Trump: Threats to end Iran deal won't affect North Korea talks

“I think it sends the right message,” Trump said when asked if his approach to the deal with Tehran sends the wrong message to Pyongyang. 
“You know, in seven years, that deal will have expired and Iran is free to go ahead and create nuclear weapons,” he added. “Seven years is tomorrow. That’s not acceptable.”
Trump spoke during a press conference with Nigerian President Muhammadu Buhari at the White House. 
The president refused to say if he will pull out of the Iran deal before a May 12 deadline to extend sanctions relief.
“We’ll see what happens, I’m not telling you what I’m doing,” Trump said. 
Trump renewed his criticism of the Obama-era agreement just minutes after Israeli Prime Minister Benjamin Netanyahu delivered a televised address outlining what he said were Iran’s violation of the nuclear pact. 
“That is just not an acceptable situation. They’re not sitting back idly. They’re setting off missiles, which they say are for television purposes. I don’t think so,” he said. 
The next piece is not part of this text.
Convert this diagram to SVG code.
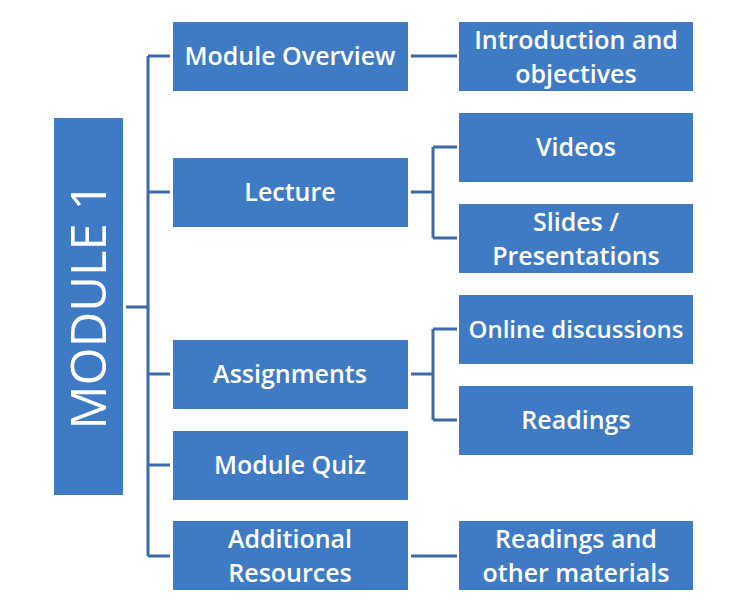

Trump also opened the door to a new nuclear pact with Iran, something its leaders have already ruled out, saying his dissatisfaction “doesn’t mean we won’t negotiate a real agreement.”
Trump is expected to meet with North Korean leader Kim Jong Un in the coming weeks for high-stakes talks over the rogue leader’s nuclear weapons.
Some foreign-policy watchers say that if Trump pulls the U.S. out of the Iran deal, it could send a message to Kim that the president should not be taken at his word.
Multiple reports over the weekend indicated that North Korea has offered major concessions, such as ending its nuclear program if the U.S. agrees not to invade the country in the future. 
Skeptics say Pyongyang has made major promises about curbing its weapons program in the past but has not followed through. 
Trump, who has demanded complete denuclearization in North Korea, said Monday that Singapore and the Demilitarized Zone between North and South Korea are being considered as potential meeting sites.
Trump has long railed against the Iran deal, calling it "terrible" and "the worst ever."
European allies have urged Trump to remain in the Iran accord while working on a supplemental deal that addresses flaws he sees in the existing agreement.  
The Obama-era deal between the United States, Iran, China, France, Russia, the United Kingdom, Germany and the European Union provided Tehran billions in sanctions relief in exchange for curbing its nuclear program.